At the same time, France’s nuclear energy is not faring so well at the moment. Twenty-nine of the 56 reactors are currently shut down for regulatory maintenance or due to corrosion damage. On average, they have been in operation for more than 36 years and are therefore highly susceptible to failure due to their age. In its business dealings as well as in its global lobbying for nuclear power as a green alternative, the French nuclear industry has also closely cooperated with the Russian state corporation Rosatom. As recently as December 2021, another long-term strategic cooperation was agreed between Framatom, a subsidiary of the French utility and nuclear power plant operator Electricité de France, and Rosatom.
Russian nuclear technology is widespread in Europe
The extent of Russian influence on Western nuclear energy markets is shown in a study by the Columbia Center on Global Energy Policy. According to the study, there are Russian nuclear reactors in 18 EU countries: two in Bulgaria, six in the Czech Republic, two in Finland, four in Hungary and four in Slovakia. Five more Russian-designed reactors were under construction in 2021: one in Finland, two in Hungary and two in Slovakia, although Finland has already recently announced the end of reactor construction with Rosatom at Hanhikivi.
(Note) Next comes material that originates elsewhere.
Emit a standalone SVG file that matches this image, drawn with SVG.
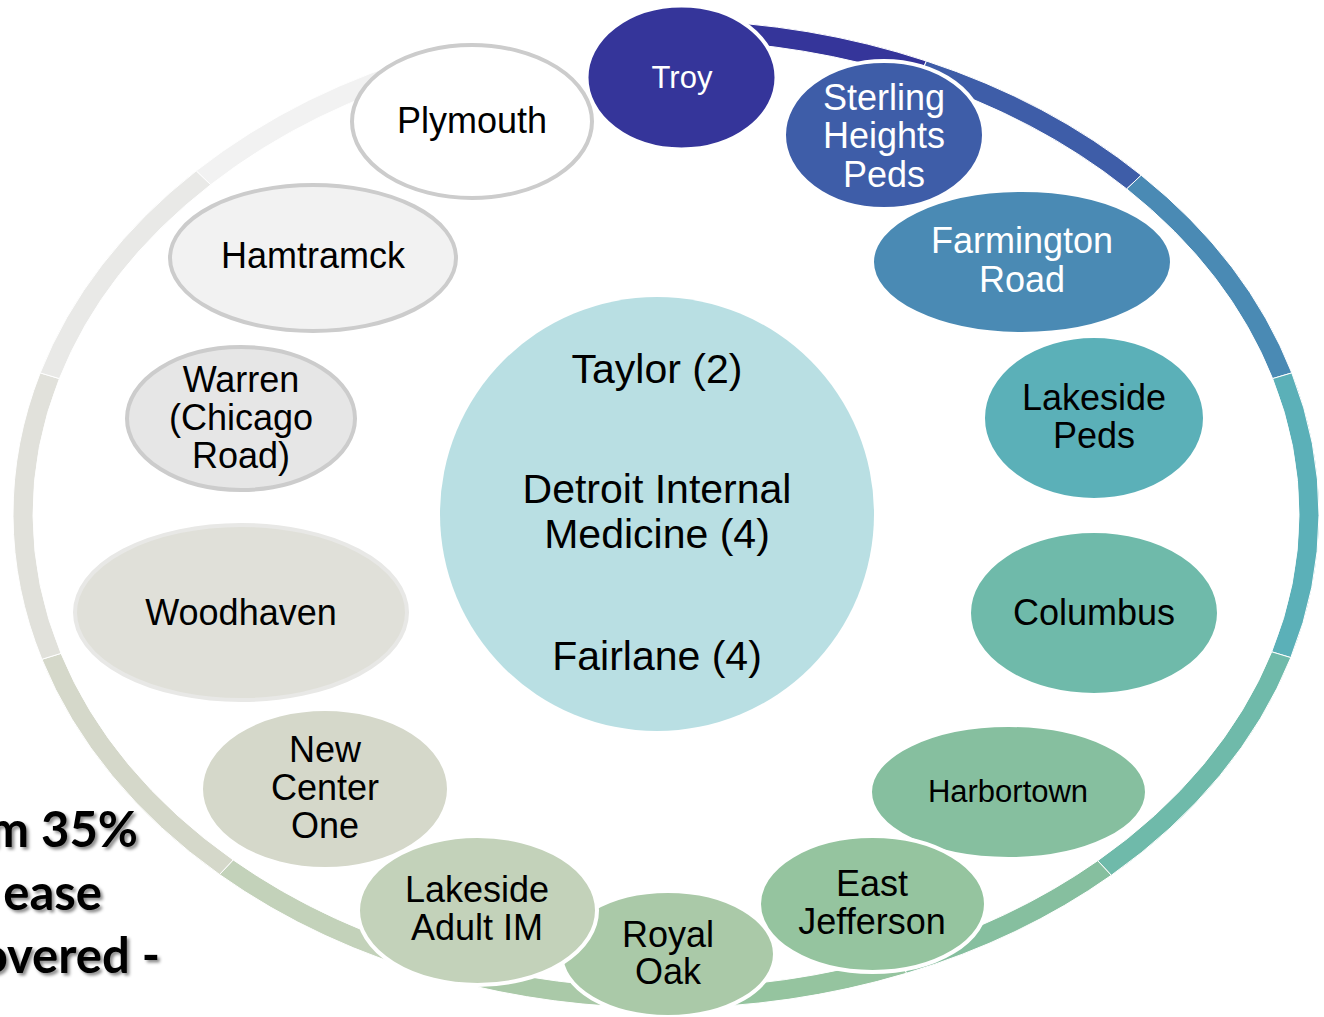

The Czech Republic is also slow by European standards in expanding renewable energy. When the European Green Deal was negotiated in Brussels in the fall of 2021, the country joined France in calling for nuclear to be classified as clean energy to spur investment in new reactor construction. Meanwhile, the SGI’s Czech Republic 2021 country report had already warned: "Caution is needed when selecting the international partners needed to build a new nuclear power plant. Costs, national safety, and international alliances must be carefully balanced in planning and calculations."
The awkward task of tweaking nuclear supply chains
Because Russia also plays such a weighty role globally in nuclear fuel production services, even countries that don’t have Russian-designed reactors are hardly independent. Realigning supply chains in terms of components and services for Russian-designed reactors is almost impossible because of their significant dependence on the manufacturer of the reactor type. But breaking away from Russia in the supply chain for nuclear fuel is proving difficult, to say the least. This may also explain why the Russian state-owned corporation Rosatom has not yet been sanctioned by the EU and why nuclear companies such as Framatom have not yet discontinued their business relations with Russia.
For most European countries, improving the resilience of the energy supply and achieving greater energy self-sufficiency can hardly be achieved by expanding nuclear energy or extending the operating lives of reactors. Economic ties with Rosatom and dependencies of the European nuclear industry on Russian nuclear technology and nuclear fuel production are too tight. NATO’s reassessment of the military threat to Europe also requires a rethinking of the risks of nuclear energy.